Inventing a new process design that shatters long-held assumptions.
 
Constructing the new process, including fleshing out the full details of its operation, developing its implications for all aspects of the organization, training people, building requisite information systems, and so on.
 
Selling the new way of working and living to the organization as a whole.
 
By the context of reengineering effort, we mean the environment in which this work will be done. Reengineering as a rule is conducted in conditions of:
 
Uncertainty. When reengineering begins, we know little other than that the process is inadequate and that we need something far better. This uncertainty is not eliminated quickly, but only gradually, over the lifetime of the project.
 
Experimentation. Reengineering is an iterative experience. It is impossible to design a new way of working on paper; it must be tried in reality. And this inevitably means that mistakes will be made.
 
Pressure... Since reengineering must proceed at a headlong pace, reengineers always operate under conditions of great urgency and intensity.
 
p.58-60 Reengineering is conducted in a state of uncertainty and ambiguity, but moves quickly nonetheless... An operative definition of a good candidate for a reengineer is someone who will be capable and comfortable working in the reengineering context and style... how do we go about identifying people with these characteristics? ...For openers, it's not hard to find someone with good design skills whose thinking style is centered on processes. You just need to find an engineer. Reengineering is, in fact, a branch of engineering; its domain is organizations and work rather than structures or electronic devices. At a fundamental level, all engineers - electrical, mechanical, civil, software, industrial - have much in common. Their thinking styles can be readily adapted from one domain to another. An engineer's natural inclination is toward design, toward synthesis and invention rather than analysis. Scientists may be concerned with understanding what is; engineers are focused on what can be made. All engineers know how to cope with complexity. Engineers do not have the luxury of simplifying the world, of carving out a narrow corner in which to operate. Their creations must operate in the real world, with all its complexity and multidimensionality. Engineers are holistic problem solvers. Moreover, process is what reengineers live and breath. The terminology may vary from field to field (some use the term "system", for example), but big-picture thinking is intrinsic to all engineering disciplines.
 
p.103 Creativity is daunting. It requires the ability to see what isn't there yet, to perceive the invisible, to produce what never existed before. This is not what is taught in business schools.

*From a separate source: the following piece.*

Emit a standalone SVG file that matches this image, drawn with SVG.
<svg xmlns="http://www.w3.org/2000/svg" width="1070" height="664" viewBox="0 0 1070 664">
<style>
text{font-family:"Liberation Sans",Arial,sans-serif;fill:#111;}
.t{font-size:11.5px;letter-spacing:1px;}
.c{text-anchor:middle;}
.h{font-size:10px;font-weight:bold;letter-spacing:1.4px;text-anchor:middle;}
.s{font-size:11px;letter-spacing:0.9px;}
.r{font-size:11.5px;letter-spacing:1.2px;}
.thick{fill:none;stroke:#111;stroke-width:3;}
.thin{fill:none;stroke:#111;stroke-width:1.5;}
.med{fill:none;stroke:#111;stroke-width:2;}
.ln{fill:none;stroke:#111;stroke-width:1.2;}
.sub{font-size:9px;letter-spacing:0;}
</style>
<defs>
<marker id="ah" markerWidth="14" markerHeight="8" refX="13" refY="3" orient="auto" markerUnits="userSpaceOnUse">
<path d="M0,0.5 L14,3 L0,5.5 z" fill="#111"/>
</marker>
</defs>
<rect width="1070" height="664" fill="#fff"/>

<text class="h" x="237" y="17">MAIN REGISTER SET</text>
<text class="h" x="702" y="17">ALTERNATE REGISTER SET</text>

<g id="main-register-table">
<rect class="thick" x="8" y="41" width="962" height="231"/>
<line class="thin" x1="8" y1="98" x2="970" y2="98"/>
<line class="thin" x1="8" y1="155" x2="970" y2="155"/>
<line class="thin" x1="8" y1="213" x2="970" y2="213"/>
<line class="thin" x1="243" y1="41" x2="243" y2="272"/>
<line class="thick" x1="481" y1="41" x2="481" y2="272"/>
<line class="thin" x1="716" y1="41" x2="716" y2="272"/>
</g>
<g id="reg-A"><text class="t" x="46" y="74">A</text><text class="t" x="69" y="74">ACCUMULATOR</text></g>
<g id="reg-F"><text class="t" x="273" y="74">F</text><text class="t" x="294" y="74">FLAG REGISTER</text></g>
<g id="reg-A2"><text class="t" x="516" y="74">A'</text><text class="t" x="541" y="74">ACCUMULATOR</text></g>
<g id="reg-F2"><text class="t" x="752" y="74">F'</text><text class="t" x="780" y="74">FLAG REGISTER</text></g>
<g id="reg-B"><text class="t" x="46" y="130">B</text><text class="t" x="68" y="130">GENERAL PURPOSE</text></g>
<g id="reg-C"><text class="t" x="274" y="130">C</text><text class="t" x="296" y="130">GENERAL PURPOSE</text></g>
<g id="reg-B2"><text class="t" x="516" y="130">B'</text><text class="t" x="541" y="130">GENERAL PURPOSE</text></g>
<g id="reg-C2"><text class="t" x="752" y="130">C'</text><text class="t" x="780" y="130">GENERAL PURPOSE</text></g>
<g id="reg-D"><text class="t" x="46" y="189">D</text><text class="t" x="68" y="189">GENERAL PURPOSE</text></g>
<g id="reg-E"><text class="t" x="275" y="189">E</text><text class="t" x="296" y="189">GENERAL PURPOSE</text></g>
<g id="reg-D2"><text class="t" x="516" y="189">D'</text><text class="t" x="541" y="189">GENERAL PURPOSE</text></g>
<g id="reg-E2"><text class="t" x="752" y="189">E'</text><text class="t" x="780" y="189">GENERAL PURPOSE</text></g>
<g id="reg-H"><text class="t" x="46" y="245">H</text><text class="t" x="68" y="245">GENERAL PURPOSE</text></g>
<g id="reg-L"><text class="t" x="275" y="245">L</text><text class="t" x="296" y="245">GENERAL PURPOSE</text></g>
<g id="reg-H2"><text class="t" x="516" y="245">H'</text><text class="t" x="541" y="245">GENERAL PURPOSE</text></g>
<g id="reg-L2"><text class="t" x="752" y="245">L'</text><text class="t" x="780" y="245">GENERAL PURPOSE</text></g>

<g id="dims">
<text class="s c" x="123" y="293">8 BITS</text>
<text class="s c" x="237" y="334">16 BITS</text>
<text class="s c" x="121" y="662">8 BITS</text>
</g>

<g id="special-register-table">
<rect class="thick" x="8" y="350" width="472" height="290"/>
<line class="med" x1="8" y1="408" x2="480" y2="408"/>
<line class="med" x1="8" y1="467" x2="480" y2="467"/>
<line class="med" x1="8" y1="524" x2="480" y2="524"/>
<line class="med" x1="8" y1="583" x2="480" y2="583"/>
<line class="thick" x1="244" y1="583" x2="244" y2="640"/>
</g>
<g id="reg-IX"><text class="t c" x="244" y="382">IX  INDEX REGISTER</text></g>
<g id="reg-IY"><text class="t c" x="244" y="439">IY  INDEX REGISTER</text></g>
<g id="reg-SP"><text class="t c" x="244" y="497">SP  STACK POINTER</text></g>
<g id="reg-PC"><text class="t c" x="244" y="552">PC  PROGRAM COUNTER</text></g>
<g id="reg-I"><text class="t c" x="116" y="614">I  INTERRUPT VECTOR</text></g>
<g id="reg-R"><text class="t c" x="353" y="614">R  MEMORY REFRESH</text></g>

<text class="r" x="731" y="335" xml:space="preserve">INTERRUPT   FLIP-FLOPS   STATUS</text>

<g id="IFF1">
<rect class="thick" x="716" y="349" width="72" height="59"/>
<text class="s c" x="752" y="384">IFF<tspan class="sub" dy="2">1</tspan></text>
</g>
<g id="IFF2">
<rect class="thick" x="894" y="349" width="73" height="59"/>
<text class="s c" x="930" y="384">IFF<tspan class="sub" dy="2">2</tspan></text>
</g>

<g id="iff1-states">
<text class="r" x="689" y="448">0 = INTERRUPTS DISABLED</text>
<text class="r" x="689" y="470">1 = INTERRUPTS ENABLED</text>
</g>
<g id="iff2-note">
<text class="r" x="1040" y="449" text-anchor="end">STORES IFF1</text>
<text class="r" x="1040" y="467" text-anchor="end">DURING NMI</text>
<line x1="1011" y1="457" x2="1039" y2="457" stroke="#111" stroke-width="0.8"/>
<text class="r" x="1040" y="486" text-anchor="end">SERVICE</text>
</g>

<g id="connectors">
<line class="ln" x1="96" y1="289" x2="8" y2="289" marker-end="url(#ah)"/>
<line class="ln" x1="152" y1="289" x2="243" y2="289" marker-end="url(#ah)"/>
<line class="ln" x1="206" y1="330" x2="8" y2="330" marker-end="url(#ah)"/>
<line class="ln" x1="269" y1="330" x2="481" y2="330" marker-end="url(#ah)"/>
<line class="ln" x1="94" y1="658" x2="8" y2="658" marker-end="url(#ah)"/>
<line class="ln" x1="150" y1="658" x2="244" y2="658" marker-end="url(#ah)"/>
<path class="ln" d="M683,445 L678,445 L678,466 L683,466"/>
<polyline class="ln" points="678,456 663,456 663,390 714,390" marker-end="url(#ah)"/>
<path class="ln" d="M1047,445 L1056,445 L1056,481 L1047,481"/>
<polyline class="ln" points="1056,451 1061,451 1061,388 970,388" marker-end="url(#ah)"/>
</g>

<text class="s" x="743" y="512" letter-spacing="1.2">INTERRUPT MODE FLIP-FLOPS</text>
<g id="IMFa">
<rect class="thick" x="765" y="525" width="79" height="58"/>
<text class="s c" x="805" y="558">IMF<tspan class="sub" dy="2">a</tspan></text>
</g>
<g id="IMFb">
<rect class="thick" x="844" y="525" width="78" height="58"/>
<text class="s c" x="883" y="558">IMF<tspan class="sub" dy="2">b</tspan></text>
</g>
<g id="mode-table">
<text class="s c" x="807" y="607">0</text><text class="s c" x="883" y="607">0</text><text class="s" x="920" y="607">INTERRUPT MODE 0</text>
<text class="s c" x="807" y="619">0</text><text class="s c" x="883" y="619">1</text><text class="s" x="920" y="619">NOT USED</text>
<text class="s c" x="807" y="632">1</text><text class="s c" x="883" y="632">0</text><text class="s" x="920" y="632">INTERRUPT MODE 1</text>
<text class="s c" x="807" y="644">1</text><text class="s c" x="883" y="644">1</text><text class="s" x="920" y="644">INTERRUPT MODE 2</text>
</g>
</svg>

   Neither is our Rule of Whacko. We often describe the demands of reengineering by invoking this rule. It reads: Any valuable new process design will at first appear to be whacko. That is, if someone approaches you with a proposal for a new process design that strikes you as interesting and plausible, our advice is: Throw it away. That the notion appeals to you means that it fits your preexisting models of how the process should work - that it is only a modest variation on the existing theme and not a radical innovation at all. If, on the other hand, you initially feel a new idea is ridiculous, absurd, and out of the question, our advice is: Look at it again, for it holds at least the potential of being important. That it appears whacko means that it departs sharply from the existing process, and so at least satisfies the criterion of being radical.

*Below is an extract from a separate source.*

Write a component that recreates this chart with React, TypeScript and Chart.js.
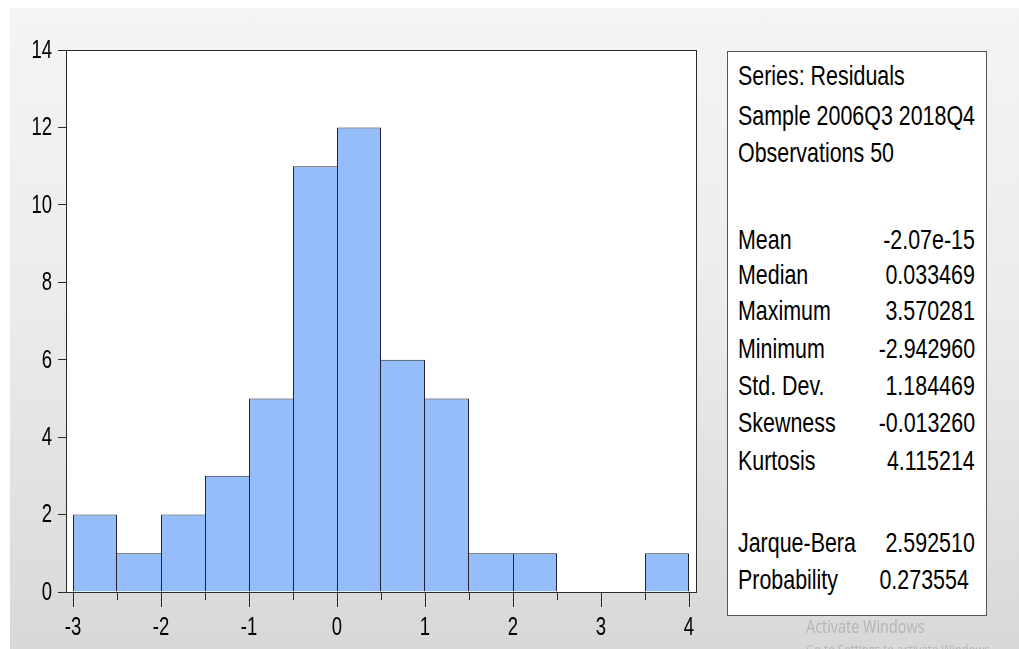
import React, { useEffect, useRef } from "react";
import { Chart, registerables } from "chart.js";

Chart.register(...registerables);

// ---- data ----
const binStarts = [-3, -2.5, -2, -1.5, -1, -0.5, 0, 0.5, 1, 1.5, 2, 2.5, 3, 3.5];
const binWidth = 0.5;
const counts = [2, 1, 2, 3, 5, 11, 12, 6, 5, 1, 1, 0, 0, 1];
const xTickValues = [-3, -2, -1, 0, 1, 2, 3, 4];
const yTickValues = [0, 2, 4, 6, 8, 10, 12, 14];

const headerLines = ["Series: Residuals", "Sample 2006Q3 2018Q4", "Observations 50"];
const statLabels = ["Mean", "Median", "Maximum", "Minimum", "Std. Dev.", "Skewness", "Kurtosis"];
const statValues = ["-2.07e-15", "0.033469", "3.570281", "-2.942960", "1.184469", "-0.013260", "4.115214"];
const testLabels = ["Jarque-Bera", "Probability"];
const testValues = ["2.592510", "0.273554"];

// ---- layout (page-pixel cap centres of the text rows) ----
const headerCenters = [75.5, 116, 153];
const statCenters = [240, 275, 311, 349, 386, 423, 461];
const testCenters = [543, 580];

const TEXT_FONT = "'Liberation Sans', Arial, sans-serif";
const TICK_SIZE = 25;
const SQUEEZE = 0.74;
const W = 1009;
const H = 641;
const OX = 10;
const OY = 8;
const PAD_UNITS = 7 / 88; // space between frame and first/last bin edge

const framePlugin = {
  id: "frame",
  beforeDraw(chart: any) {
    const { ctx, chartArea: a } = chart;
    ctx.save();
    ctx.fillStyle = "#ffffff";
    ctx.fillRect(a.left, a.top, a.right - a.left, a.bottom - a.top);
    ctx.restore();
  },
  afterDraw(chart: any) {
    const { ctx, chartArea: a } = chart;
    const xs = chart.scales.x;
    const ys = chart.scales.y;
    ctx.save();
    ctx.strokeStyle = "#2a2a2a";
    ctx.lineWidth = 1;
    ctx.strokeRect(Math.round(a.left) + 0.5, Math.round(a.top) + 0.5, Math.round(a.right - a.left), Math.round(a.bottom - a.top));
    // minor ticks at bin edges that are not integers
    const edges = binStarts.concat([binStarts[binStarts.length - 1] + binWidth]);
    ctx.beginPath();
    edges.forEach((e) => {
      if (Number.isInteger(e)) return;
      const px = Math.round(xs.getPixelForValue(e)) + 0.5;
      ctx.moveTo(px, a.bottom);
      ctx.lineTo(px, a.bottom + 8);
    });
    ctx.stroke();

    // condensed tick labels, placed by the scales
    ctx.font = `${TICK_SIZE}px ${TEXT_FONT}`;
    ctx.fillStyle = "#000000";
    ctx.textBaseline = "middle";
    ys.ticks.forEach((t: any) => {
      const py = ys.getPixelForValue(t.value);
      ctx.save();
      ctx.translate(a.left - 14, py + 1);
      ctx.scale(SQUEEZE, 1);
      ctx.textAlign = "right";
      ctx.fillText(String(t.value), 0, 0);
      ctx.restore();
    });
    xs.ticks.forEach((t: any) => {
      const px = xs.getPixelForValue(t.value);
      ctx.save();
      ctx.translate(px, a.bottom + 36);
      ctx.scale(SQUEEZE, 1);
      ctx.textAlign = "center";
      ctx.fillText(String(t.value), 0, 0);
      ctx.restore();
    });
    ctx.restore();
  },
};

function HistChart() {
  const ref = useRef<HTMLCanvasElement | null>(null);
  useEffect(() => {
    if (!ref.current) return;
    const data = binStarts.map((s, i) => ({ x: s + binWidth / 2, y: counts[i] }));
    const chart = new Chart(ref.current, {
      type: "bar",
      data: {
        datasets: [
          {
            data: data as any,
            backgroundColor: "#95bdfa",
            borderColor: "#222230",
            borderSkipped: false,
            inflateAmount: 0,
            barPercentage: 1,
            categoryPercentage: 1,
            borderWidth: (c: any) => {
              const i = c.dataIndex;
              const v = counts[i];
              const prev = i > 0 ? counts[i - 1] : 0;
              const next = i < counts.length - 1 ? counts[i + 1] : 0;
              return {
                top: v > 0 ? 1 : 0,
                left: v > 0 && prev <= v ? 1 : 0,
                right: v > 0 && next < v ? 1 : 0,
                bottom: 0,
              };
            },
          } as any,
        ],
      },
      options: {
        animation: false,
        responsive: false,
        devicePixelRatio: 1,
        layout: { padding: { top: 42, right: 323, left: 0, bottom: 0 } },
        plugins: { legend: { display: false }, tooltip: { enabled: false } },
        scales: {
          x: {
            type: "linear",
            offset: false,
            min: binStarts[0] - PAD_UNITS,
            max: binStarts[binStarts.length - 1] + binWidth + PAD_UNITS,
            afterBuildTicks: (s: any) => {
              s.ticks = xTickValues.map((v) => ({ value: v }));
            },
            afterFit: (s: any) => {
              s.height = 57;
            },
            grid: { display: true, offset: false, drawOnChartArea: false, drawTicks: true, tickLength: 15, color: "#2a2a2a" },
            border: { display: false },
            ticks: {
              font: { family: TEXT_FONT, size: TICK_SIZE },
              color: "rgba(0,0,0,0)",
              padding: 4,
              maxRotation: 0,
              autoSkip: false,
              includeBounds: false,
              callback: (v: any) => String(v),
            },
          },
          y: {
            min: 0,
            max: 14,
            afterBuildTicks: (s: any) => {
              s.ticks = yTickValues.map((v) => ({ value: v }));
            },
            afterFit: (s: any) => {
              s.width = 56;
            },
            grid: { display: true, drawOnChartArea: false, drawTicks: true, tickLength: 8, color: "#2a2a2a" },
            border: { display: false },
            ticks: {
              font: { family: TEXT_FONT, size: TICK_SIZE },
              color: "rgba(0,0,0,0)",
              padding: 6,
              autoSkip: false,
              callback: (v: any) => String(v),
            },
          },
        },
      },
      plugins: [framePlugin],
    } as any);
    return () => chart.destroy();
  }, []);
  return <canvas ref={ref} width={W} height={H} style={{ position: "absolute", left: 0, top: 0, width: W, height: H }} />;
}

function Row({ label, value, center, valueRight = 44 }: { label: string; value?: string; center: number; valueRight?: number }) {
  const top = center - OY - 17.7;
  const base: React.CSSProperties = {
    position: "absolute",
    top,
    height: 36,
    lineHeight: "36px",
    fontSize: 28,
    fontFamily: TEXT_FONT,
    color: "#000000",
    whiteSpace: "nowrap",
  };
  return (
    <>
      <div style={{ ...base, left: 738 - OX, transform: "scaleX(0.765)", transformOrigin: "left center" }}>{label}</div>
      {value !== undefined && (
        <div style={{ ...base, right: valueRight, transform: "scaleX(0.765)", transformOrigin: "right center" }}>{value}</div>
      )}
    </>
  );
}

export default function App() {
  useEffect(() => {
    document.documentElement.style.overflow = "hidden";
    document.body.style.overflow = "hidden";
  }, []);
  return (
    <div
      style={{
        position: "absolute",
        left: OX,
        top: OY,
        width: W,
        height: H,
        overflow: "hidden",
        background: "linear-gradient(to bottom, #f4f4f4 0%, #ececec 45%, #d8d8d8 100%)",
      }}
    >
      <HistChart />
      <div
        style={{
          position: "absolute",
          left: 727 - OX,
          top: 51 - OY,
          width: 260,
          height: 565,
          boxSizing: "border-box",
          border: "1px solid #555555",
          background: "#ffffff",
        }}
      />
      {headerLines.map((t, i) => (
        <Row key={"h" + i} label={t} center={headerCenters[i]} />
      ))}
      {statLabels.map((t, i) => (
        <Row key={"s" + i} label={t} value={statValues[i]} center={statCenters[i]} />
      ))}
      {testLabels.map((t, i) => (
        <Row key={"t" + i} label={t} value={testValues[i]} center={testCenters[i]} valueRight={i === 1 ? 50 : 44} />
      ))}
      <div
        style={{
          position: "absolute",
          left: 806 - OX,
          top: 615 - OY,
          fontFamily: "'Open Sans', 'Noto Sans', sans-serif",
          fontSize: 19,
          lineHeight: "22px",
          color: "#b4b4b4",
          whiteSpace: "nowrap",
          transform: "scaleX(0.76)",
          transformOrigin: "left top",
        }}
      >
        <div>Activate Windows</div>
        <div style={{ fontSize: 15, marginTop: 1 }}>Go to Settings to activate Windows.</div>
      </div>
    </div>
  );
}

  Naturally, not every whacko idea is a good one.
 
p.104-105 Several techniques can help break this deadlock of creativity... One of them is called breaking assumptions.
   Remember that the definition of reengineering contained the phrase "fundamental rethinking." One route to discovering new process designs is by surfacing and questioning the underpinnings of the old process, the reasons why it was designed to work the way it did. When these are exposed to the light of day, it often becomes crystal clear why the old design is no longer the right one, and what the centerpiece of a superior one would be.

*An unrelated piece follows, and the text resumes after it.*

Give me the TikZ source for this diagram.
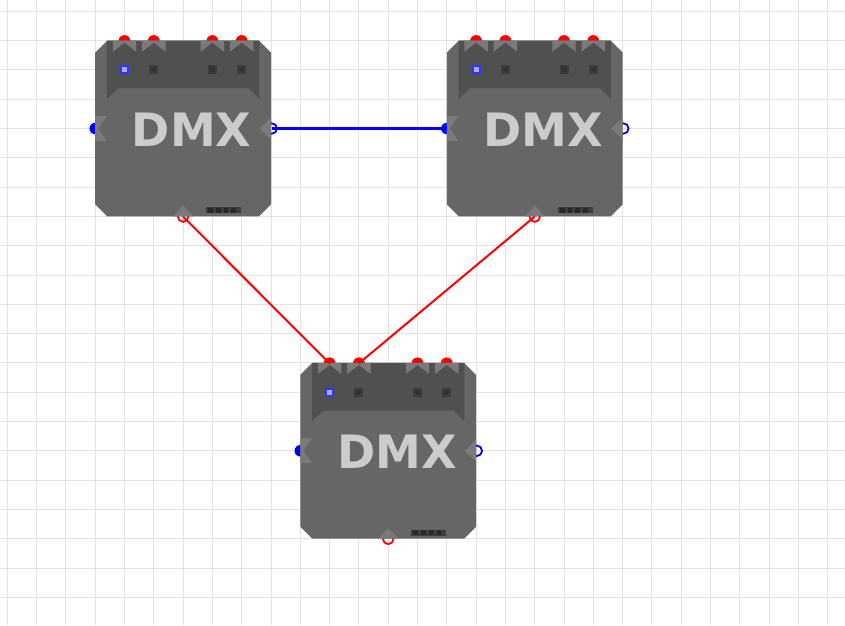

   In general, reengineering is called for when an old process no longer produces adequate results and a new one must be created.
 
p.107 Reengineering means identifying these underlying assumptions, questioning them, and discarding them. This is the act of destruction that has to precede creation.
 
p.117 What is so difficult and painful about reengineering? At first, it would seem that the most daunting part would be creating a radical, out-of-the-box model for a new process. But as we have seen in chapter 7, it isn't especially arduous to come up with breakthrough process ideas; even if it were, that would not seem to warrant the emotion-laden terms we have quoted. So what's the real problem here?
   The answer is, in short, is living through change: getting people to let go of their old ways and embrace new ones. We have said it before, but it bears repeating: Reengineering changes all aspects of a business.
 
p.157 As one CEO has put it, "If everything isn't changing, it's not reengineering." ... values really lie at the heart of any successful attempt to reengineer.
 
p.158 Only a deep-seated belief in the right values can generate the passion and commitment that a reengineered process requires... A hallmark of reengineering is that it creates processes with far greater flexibility than those they replace.
 
p.274, 289 One of the great misconceptions about reengineering is that it applies only to businesses, and large businesses at that. As we hope you've gathered by, reengineering is not primarily about profit and loss, the stock price, or any of the other appurtenances of modern capitalism. It is about work. Reengineering is concerned with the redesign of work so that it can be performed in a far superior way. Therefore, reengineering is relevant for any organization in which work takes place: large or small, manufacturing or service, profit or nonprofit, private or public sector... Reengineering works wherever work is done.
 
p.279 What's striking about Brettler's appreciation of reengineering is that he actually applied it, paying strict adherence to its principles. First, he was committed to breakthrough improvement... Second, Brettler was willing to start with a clean sheet of paper. Rather than incrementally improving the course, he decided to set it aside and start afresh. He began by asking the same fundamental question... What is my true objective and what is my real end product? In doing this, he was applying the reengineering principle of focusing on outcomes rather than tasks.